__What this task involves__. Write every line out verbatim and omit the pictures.
-- start of Provided data --
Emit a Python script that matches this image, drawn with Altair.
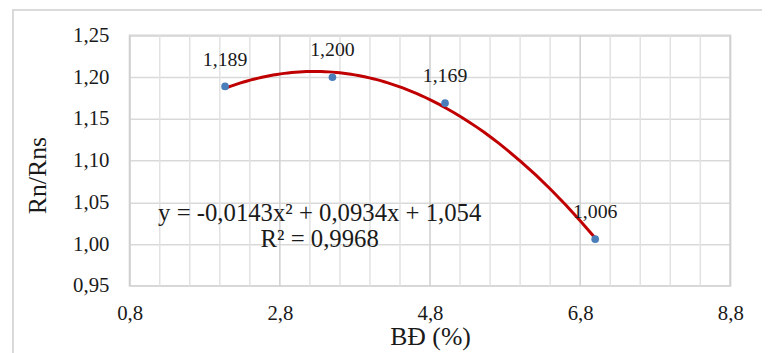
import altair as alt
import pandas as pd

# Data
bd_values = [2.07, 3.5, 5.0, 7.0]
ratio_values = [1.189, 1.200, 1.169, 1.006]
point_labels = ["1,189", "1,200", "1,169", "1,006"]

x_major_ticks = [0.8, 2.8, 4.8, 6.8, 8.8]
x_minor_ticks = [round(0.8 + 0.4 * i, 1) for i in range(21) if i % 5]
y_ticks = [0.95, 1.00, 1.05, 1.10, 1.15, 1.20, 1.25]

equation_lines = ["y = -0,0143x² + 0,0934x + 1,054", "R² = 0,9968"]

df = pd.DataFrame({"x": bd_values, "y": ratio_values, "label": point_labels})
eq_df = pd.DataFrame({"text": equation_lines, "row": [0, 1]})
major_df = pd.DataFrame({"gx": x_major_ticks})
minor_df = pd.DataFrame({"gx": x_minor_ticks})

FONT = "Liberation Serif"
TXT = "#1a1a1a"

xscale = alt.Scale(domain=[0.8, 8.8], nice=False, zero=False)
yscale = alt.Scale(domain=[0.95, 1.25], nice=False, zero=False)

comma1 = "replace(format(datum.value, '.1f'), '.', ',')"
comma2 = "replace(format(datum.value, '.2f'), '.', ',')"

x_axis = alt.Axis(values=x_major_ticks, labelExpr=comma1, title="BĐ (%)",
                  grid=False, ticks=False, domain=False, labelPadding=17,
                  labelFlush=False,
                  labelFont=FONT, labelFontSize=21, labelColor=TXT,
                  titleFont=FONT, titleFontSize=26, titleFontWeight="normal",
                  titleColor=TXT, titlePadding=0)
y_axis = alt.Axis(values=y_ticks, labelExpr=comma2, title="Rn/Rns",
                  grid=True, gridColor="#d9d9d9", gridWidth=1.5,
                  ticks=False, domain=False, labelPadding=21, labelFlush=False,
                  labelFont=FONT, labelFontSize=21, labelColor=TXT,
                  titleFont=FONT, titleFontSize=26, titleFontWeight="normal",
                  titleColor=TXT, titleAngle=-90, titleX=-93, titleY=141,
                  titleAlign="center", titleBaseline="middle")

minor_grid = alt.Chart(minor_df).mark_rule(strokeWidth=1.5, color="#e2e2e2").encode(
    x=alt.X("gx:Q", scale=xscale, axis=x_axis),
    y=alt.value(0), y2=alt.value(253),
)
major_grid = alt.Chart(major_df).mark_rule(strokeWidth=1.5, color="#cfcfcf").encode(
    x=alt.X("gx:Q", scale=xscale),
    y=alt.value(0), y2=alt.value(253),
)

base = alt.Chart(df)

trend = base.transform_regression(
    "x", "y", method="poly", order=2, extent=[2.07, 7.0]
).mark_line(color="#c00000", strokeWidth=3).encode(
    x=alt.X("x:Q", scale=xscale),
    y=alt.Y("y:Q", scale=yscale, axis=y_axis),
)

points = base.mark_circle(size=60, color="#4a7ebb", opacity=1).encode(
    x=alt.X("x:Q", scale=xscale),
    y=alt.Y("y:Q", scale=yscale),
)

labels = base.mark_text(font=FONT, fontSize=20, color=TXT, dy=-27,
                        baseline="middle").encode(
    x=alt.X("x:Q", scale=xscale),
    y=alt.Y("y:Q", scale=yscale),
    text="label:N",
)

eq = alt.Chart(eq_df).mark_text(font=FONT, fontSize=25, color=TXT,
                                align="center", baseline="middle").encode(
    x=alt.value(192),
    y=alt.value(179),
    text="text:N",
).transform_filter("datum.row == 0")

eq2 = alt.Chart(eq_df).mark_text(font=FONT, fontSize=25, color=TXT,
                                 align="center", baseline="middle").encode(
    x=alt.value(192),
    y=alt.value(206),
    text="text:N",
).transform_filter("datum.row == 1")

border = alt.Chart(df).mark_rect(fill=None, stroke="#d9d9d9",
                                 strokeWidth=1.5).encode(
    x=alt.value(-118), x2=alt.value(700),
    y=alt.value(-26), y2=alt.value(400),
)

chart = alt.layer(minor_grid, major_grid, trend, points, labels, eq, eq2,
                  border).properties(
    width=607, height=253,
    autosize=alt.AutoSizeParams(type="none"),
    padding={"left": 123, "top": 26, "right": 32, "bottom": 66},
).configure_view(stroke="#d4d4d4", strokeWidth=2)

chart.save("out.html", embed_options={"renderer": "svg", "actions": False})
-- end of Provided data --
__Correct result__.
Emit a Python script that matches this image, drawn with Altair.
import altair as alt
import pandas as pd

# Data
bd_values = [2.07, 3.5, 5.0, 7.0]
ratio_values = [1.189, 1.200, 1.169, 1.006]
point_labels = ["1,189", "1,200", "1,169", "1,006"]

x_major_ticks = [0.8, 2.8, 4.8, 6.8, 8.8]
x_minor_ticks = [round(0.8 + 0.4 * i, 1) for i in range(21) if i % 5]
y_ticks = [0.95, 1.00, 1.05, 1.10, 1.15, 1.20, 1.25]

equation_lines = ["y = -0,0143x² + 0,0934x + 1,054", "R² = 0,9968"]

df = pd.DataFrame({"x": bd_values, "y": ratio_values, "label": point_labels})
eq_df = pd.DataFrame({"text": equation_lines, "row": [0, 1]})
major_df = pd.DataFrame({"gx": x_major_ticks})
minor_df = pd.DataFrame({"gx": x_minor_ticks})

FONT = "Liberation Serif"
TXT = "#1a1a1a"

xscale = alt.Scale(domain=[0.8, 8.8], nice=False, zero=False)
yscale = alt.Scale(domain=[0.95, 1.25], nice=False, zero=False)

comma1 = "replace(format(datum.value, '.1f'), '.', ',')"
comma2 = "replace(format(datum.value, '.2f'), '.', ',')"

x_axis = alt.Axis(values=x_major_ticks, labelExpr=comma1, title="BĐ (%)",
                  grid=False, ticks=False, domain=False, labelPadding=17,
                  labelFlush=False,
                  labelFont=FONT, labelFontSize=21, labelColor=TXT,
                  titleFont=FONT, titleFontSize=26, titleFontWeight="normal",
                  titleColor=TXT, titlePadding=0)
y_axis = alt.Axis(values=y_ticks, labelExpr=comma2, title="Rn/Rns",
                  grid=True, gridColor="#d9d9d9", gridWidth=1.5,
                  ticks=False, domain=False, labelPadding=21, labelFlush=False,
                  labelFont=FONT, labelFontSize=21, labelColor=TXT,
                  titleFont=FONT, titleFontSize=26, titleFontWeight="normal",
                  titleColor=TXT, titleAngle=-90, titleX=-93, titleY=141,
                  titleAlign="center", titleBaseline="middle")

minor_grid = alt.Chart(minor_df).mark_rule(strokeWidth=1.5, color="#e2e2e2").encode(
    x=alt.X("gx:Q", scale=xscale, axis=x_axis),
    y=alt.value(0), y2=alt.value(253),
)
major_grid = alt.Chart(major_df).mark_rule(strokeWidth=1.5, color="#cfcfcf").encode(
    x=alt.X("gx:Q", scale=xscale),
    y=alt.value(0), y2=alt.value(253),
)

base = alt.Chart(df)

trend = base.transform_regression(
    "x", "y", method="poly", order=2, extent=[2.07, 7.0]
).mark_line(color="#c00000", strokeWidth=3).encode(
    x=alt.X("x:Q", scale=xscale),
    y=alt.Y("y:Q", scale=yscale, axis=y_axis),
)

points = base.mark_circle(size=60, color="#4a7ebb", opacity=1).encode(
    x=alt.X("x:Q", scale=xscale),
    y=alt.Y("y:Q", scale=yscale),
)

labels = base.mark_text(font=FONT, fontSize=20, color=TXT, dy=-27,
                        baseline="middle").encode(
    x=alt.X("x:Q", scale=xscale),
    y=alt.Y("y:Q", scale=yscale),
    text="label:N",
)

eq = alt.Chart(eq_df).mark_text(font=FONT, fontSize=25, color=TXT,
                                align="center", baseline="middle").encode(
    x=alt.value(192),
    y=alt.value(179),
    text="text:N",
).transform_filter("datum.row == 0")

eq2 = alt.Chart(eq_df).mark_text(font=FONT, fontSize=25, color=TXT,
                                 align="center", baseline="middle").encode(
    x=alt.value(192),
    y=alt.value(206),
    text="text:N",
).transform_filter("datum.row == 1")

border = alt.Chart(df).mark_rect(fill=None, stroke="#d9d9d9",
                                 strokeWidth=1.5).encode(
    x=alt.value(-118), x2=alt.value(700),
    y=alt.value(-26), y2=alt.value(400),
)

chart = alt.layer(minor_grid, major_grid, trend, points, labels, eq, eq2,
                  border).properties(
    width=607, height=253,
    autosize=alt.AutoSizeParams(type="none"),
    padding={"left": 123, "top": 26, "right": 32, "bottom": 66},
).configure_view(stroke="#d4d4d4", strokeWidth=2)

chart.save("out.html", embed_options={"renderer": "svg", "actions": False})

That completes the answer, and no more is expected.